**INFORMATION SUPPLIED**

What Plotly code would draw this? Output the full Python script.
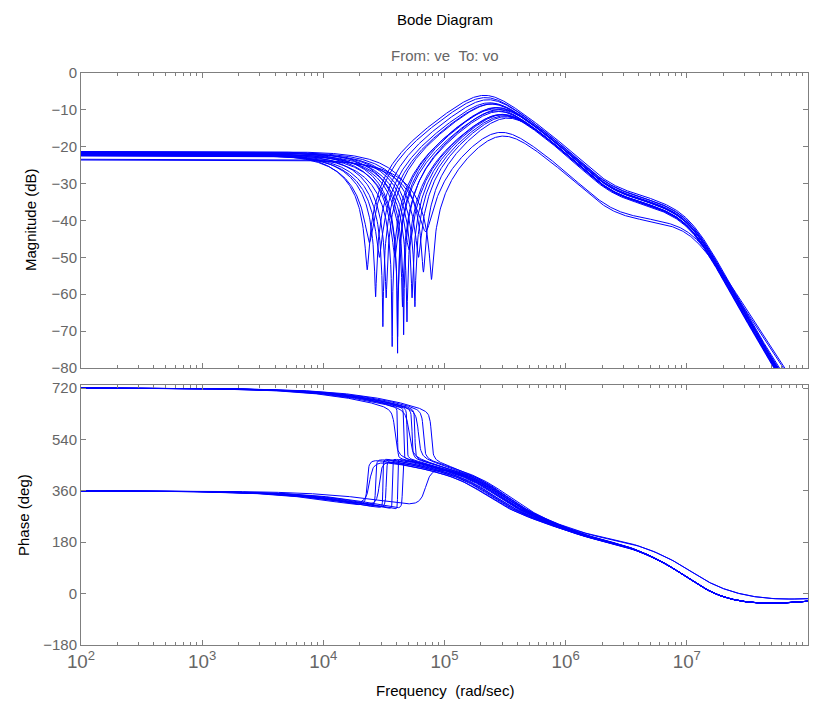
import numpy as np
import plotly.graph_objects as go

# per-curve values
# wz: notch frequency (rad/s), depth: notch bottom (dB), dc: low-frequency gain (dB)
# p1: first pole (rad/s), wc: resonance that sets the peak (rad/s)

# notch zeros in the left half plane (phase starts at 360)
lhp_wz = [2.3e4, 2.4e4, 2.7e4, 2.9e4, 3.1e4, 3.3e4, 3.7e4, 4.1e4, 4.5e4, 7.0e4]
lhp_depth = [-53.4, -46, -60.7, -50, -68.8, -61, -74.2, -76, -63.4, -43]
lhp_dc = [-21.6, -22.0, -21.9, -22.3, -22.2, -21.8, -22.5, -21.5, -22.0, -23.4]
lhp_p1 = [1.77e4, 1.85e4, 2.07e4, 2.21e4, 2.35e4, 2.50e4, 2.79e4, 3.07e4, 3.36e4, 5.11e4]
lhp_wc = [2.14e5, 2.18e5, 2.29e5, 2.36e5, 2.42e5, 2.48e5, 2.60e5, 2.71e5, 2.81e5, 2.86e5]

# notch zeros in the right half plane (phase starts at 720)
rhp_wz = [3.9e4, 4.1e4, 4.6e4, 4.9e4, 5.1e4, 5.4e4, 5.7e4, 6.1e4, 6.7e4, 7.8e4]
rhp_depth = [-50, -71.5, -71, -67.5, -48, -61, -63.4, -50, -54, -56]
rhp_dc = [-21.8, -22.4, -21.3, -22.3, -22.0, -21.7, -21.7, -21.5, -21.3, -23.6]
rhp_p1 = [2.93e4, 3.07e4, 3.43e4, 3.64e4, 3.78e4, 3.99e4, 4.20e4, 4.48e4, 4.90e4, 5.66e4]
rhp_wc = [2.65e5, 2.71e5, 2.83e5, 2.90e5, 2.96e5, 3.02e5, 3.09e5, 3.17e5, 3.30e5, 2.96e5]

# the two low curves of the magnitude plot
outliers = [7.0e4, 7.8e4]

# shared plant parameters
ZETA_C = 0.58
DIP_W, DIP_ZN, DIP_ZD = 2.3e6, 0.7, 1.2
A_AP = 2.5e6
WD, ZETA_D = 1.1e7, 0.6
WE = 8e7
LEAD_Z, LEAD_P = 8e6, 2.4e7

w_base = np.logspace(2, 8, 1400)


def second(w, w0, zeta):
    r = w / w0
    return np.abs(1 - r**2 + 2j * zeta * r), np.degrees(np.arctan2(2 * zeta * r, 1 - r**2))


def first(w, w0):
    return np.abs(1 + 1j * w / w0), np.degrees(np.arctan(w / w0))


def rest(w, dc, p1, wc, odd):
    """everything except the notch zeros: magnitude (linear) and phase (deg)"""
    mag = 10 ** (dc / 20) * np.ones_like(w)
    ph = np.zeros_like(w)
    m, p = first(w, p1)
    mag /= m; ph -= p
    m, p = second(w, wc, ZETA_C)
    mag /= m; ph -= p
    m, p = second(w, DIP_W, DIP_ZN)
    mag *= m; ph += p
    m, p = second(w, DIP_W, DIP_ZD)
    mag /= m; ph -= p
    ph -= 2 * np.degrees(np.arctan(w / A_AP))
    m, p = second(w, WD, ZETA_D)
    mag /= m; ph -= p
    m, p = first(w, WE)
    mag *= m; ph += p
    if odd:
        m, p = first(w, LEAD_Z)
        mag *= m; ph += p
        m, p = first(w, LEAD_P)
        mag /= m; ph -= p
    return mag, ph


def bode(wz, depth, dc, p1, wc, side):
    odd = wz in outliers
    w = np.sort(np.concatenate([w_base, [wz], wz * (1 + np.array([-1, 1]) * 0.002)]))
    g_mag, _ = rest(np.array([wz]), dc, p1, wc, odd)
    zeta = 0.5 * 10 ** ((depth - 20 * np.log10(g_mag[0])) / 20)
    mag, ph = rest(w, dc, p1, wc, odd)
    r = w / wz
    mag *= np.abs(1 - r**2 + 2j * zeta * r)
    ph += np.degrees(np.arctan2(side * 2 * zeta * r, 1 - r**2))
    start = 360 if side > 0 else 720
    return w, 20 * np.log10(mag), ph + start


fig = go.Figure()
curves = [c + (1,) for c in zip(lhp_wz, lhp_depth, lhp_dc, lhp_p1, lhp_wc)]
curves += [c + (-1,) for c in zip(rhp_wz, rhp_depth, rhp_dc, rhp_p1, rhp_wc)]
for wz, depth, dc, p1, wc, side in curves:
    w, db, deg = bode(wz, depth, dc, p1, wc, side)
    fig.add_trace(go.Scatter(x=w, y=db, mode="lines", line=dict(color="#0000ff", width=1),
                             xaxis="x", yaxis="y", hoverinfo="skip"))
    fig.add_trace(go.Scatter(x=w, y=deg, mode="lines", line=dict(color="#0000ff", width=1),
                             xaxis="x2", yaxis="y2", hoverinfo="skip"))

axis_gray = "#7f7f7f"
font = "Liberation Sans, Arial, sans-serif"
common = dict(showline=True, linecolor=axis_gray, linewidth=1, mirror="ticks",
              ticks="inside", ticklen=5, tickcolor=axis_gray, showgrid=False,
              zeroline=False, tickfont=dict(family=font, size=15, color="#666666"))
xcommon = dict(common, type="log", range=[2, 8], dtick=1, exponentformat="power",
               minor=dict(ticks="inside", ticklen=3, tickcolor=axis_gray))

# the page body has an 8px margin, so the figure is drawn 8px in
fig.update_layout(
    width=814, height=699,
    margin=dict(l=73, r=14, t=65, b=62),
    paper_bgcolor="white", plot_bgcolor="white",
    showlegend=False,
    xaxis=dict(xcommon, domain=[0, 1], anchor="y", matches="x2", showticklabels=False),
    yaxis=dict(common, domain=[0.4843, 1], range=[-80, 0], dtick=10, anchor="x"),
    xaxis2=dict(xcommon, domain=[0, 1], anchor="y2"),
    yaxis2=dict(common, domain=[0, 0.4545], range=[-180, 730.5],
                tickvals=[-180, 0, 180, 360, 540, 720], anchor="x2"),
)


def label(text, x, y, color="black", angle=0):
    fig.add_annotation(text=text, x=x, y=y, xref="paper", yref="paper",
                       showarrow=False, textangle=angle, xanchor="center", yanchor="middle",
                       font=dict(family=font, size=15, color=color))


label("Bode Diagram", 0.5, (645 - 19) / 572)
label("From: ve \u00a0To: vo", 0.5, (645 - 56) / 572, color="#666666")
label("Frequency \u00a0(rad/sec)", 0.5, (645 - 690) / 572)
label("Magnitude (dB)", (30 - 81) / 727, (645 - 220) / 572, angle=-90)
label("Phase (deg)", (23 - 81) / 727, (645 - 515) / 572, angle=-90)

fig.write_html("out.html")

**REQUIREMENTS**
Reproduce every line above as written, skipping pictures.

**TASK OUTPUT**
What Plotly code would draw this? Output the full Python script.
import numpy as np
import plotly.graph_objects as go

# per-curve values
# wz: notch frequency (rad/s), depth: notch bottom (dB), dc: low-frequency gain (dB)
# p1: first pole (rad/s), wc: resonance that sets the peak (rad/s)

# notch zeros in the left half plane (phase starts at 360)
lhp_wz = [2.3e4, 2.4e4, 2.7e4, 2.9e4, 3.1e4, 3.3e4, 3.7e4, 4.1e4, 4.5e4, 7.0e4]
lhp_depth = [-53.4, -46, -60.7, -50, -68.8, -61, -74.2, -76, -63.4, -43]
lhp_dc = [-21.6, -22.0, -21.9, -22.3, -22.2, -21.8, -22.5, -21.5, -22.0, -23.4]
lhp_p1 = [1.77e4, 1.85e4, 2.07e4, 2.21e4, 2.35e4, 2.50e4, 2.79e4, 3.07e4, 3.36e4, 5.11e4]
lhp_wc = [2.14e5, 2.18e5, 2.29e5, 2.36e5, 2.42e5, 2.48e5, 2.60e5, 2.71e5, 2.81e5, 2.86e5]

# notch zeros in the right half plane (phase starts at 720)
rhp_wz = [3.9e4, 4.1e4, 4.6e4, 4.9e4, 5.1e4, 5.4e4, 5.7e4, 6.1e4, 6.7e4, 7.8e4]
rhp_depth = [-50, -71.5, -71, -67.5, -48, -61, -63.4, -50, -54, -56]
rhp_dc = [-21.8, -22.4, -21.3, -22.3, -22.0, -21.7, -21.7, -21.5, -21.3, -23.6]
rhp_p1 = [2.93e4, 3.07e4, 3.43e4, 3.64e4, 3.78e4, 3.99e4, 4.20e4, 4.48e4, 4.90e4, 5.66e4]
rhp_wc = [2.65e5, 2.71e5, 2.83e5, 2.90e5, 2.96e5, 3.02e5, 3.09e5, 3.17e5, 3.30e5, 2.96e5]

# the two low curves of the magnitude plot
outliers = [7.0e4, 7.8e4]

# shared plant parameters
ZETA_C = 0.58
DIP_W, DIP_ZN, DIP_ZD = 2.3e6, 0.7, 1.2
A_AP = 2.5e6
WD, ZETA_D = 1.1e7, 0.6
WE = 8e7
LEAD_Z, LEAD_P = 8e6, 2.4e7

w_base = np.logspace(2, 8, 1400)


def second(w, w0, zeta):
    r = w / w0
    return np.abs(1 - r**2 + 2j * zeta * r), np.degrees(np.arctan2(2 * zeta * r, 1 - r**2))


def first(w, w0):
    return np.abs(1 + 1j * w / w0), np.degrees(np.arctan(w / w0))


def rest(w, dc, p1, wc, odd):
    """everything except the notch zeros: magnitude (linear) and phase (deg)"""
    mag = 10 ** (dc / 20) * np.ones_like(w)
    ph = np.zeros_like(w)
    m, p = first(w, p1)
    mag /= m; ph -= p
    m, p = second(w, wc, ZETA_C)
    mag /= m; ph -= p
    m, p = second(w, DIP_W, DIP_ZN)
    mag *= m; ph += p
    m, p = second(w, DIP_W, DIP_ZD)
    mag /= m; ph -= p
    ph -= 2 * np.degrees(np.arctan(w / A_AP))
    m, p = second(w, WD, ZETA_D)
    mag /= m; ph -= p
    m, p = first(w, WE)
    mag *= m; ph += p
    if odd:
        m, p = first(w, LEAD_Z)
        mag *= m; ph += p
        m, p = first(w, LEAD_P)
        mag /= m; ph -= p
    return mag, ph


def bode(wz, depth, dc, p1, wc, side):
    odd = wz in outliers
    w = np.sort(np.concatenate([w_base, [wz], wz * (1 + np.array([-1, 1]) * 0.002)]))
    g_mag, _ = rest(np.array([wz]), dc, p1, wc, odd)
    zeta = 0.5 * 10 ** ((depth - 20 * np.log10(g_mag[0])) / 20)
    mag, ph = rest(w, dc, p1, wc, odd)
    r = w / wz
    mag *= np.abs(1 - r**2 + 2j * zeta * r)
    ph += np.degrees(np.arctan2(side * 2 * zeta * r, 1 - r**2))
    start = 360 if side > 0 else 720
    return w, 20 * np.log10(mag), ph + start


fig = go.Figure()
curves = [c + (1,) for c in zip(lhp_wz, lhp_depth, lhp_dc, lhp_p1, lhp_wc)]
curves += [c + (-1,) for c in zip(rhp_wz, rhp_depth, rhp_dc, rhp_p1, rhp_wc)]
for wz, depth, dc, p1, wc, side in curves:
    w, db, deg = bode(wz, depth, dc, p1, wc, side)
    fig.add_trace(go.Scatter(x=w, y=db, mode="lines", line=dict(color="#0000ff", width=1),
                             xaxis="x", yaxis="y", hoverinfo="skip"))
    fig.add_trace(go.Scatter(x=w, y=deg, mode="lines", line=dict(color="#0000ff", width=1),
                             xaxis="x2", yaxis="y2", hoverinfo="skip"))

axis_gray = "#7f7f7f"
font = "Liberation Sans, Arial, sans-serif"
common = dict(showline=True, linecolor=axis_gray, linewidth=1, mirror="ticks",
              ticks="inside", ticklen=5, tickcolor=axis_gray, showgrid=False,
              zeroline=False, tickfont=dict(family=font, size=15, color="#666666"))
xcommon = dict(common, type="log", range=[2, 8], dtick=1, exponentformat="power",
               minor=dict(ticks="inside", ticklen=3, tickcolor=axis_gray))

# the page body has an 8px margin, so the figure is drawn 8px in
fig.update_layout(
    width=814, height=699,
    margin=dict(l=73, r=14, t=65, b=62),
    paper_bgcolor="white", plot_bgcolor="white",
    showlegend=False,
    xaxis=dict(xcommon, domain=[0, 1], anchor="y", matches="x2", showticklabels=False),
    yaxis=dict(common, domain=[0.4843, 1], range=[-80, 0], dtick=10, anchor="x"),
    xaxis2=dict(xcommon, domain=[0, 1], anchor="y2"),
    yaxis2=dict(common, domain=[0, 0.4545], range=[-180, 730.5],
                tickvals=[-180, 0, 180, 360, 540, 720], anchor="x2"),
)


def label(text, x, y, color="black", angle=0):
    fig.add_annotation(text=text, x=x, y=y, xref="paper", yref="paper",
                       showarrow=False, textangle=angle, xanchor="center", yanchor="middle",
                       font=dict(family=font, size=15, color=color))


label("Bode Diagram", 0.5, (645 - 19) / 572)
label("From: ve \u00a0To: vo", 0.5, (645 - 56) / 572, color="#666666")
label("Frequency \u00a0(rad/sec)", 0.5, (645 - 690) / 572)
label("Magnitude (dB)", (30 - 81) / 727, (645 - 220) / 572, angle=-90)
label("Phase (deg)", (23 - 81) / 727, (645 - 515) / 572, angle=-90)

fig.write_html("out.html")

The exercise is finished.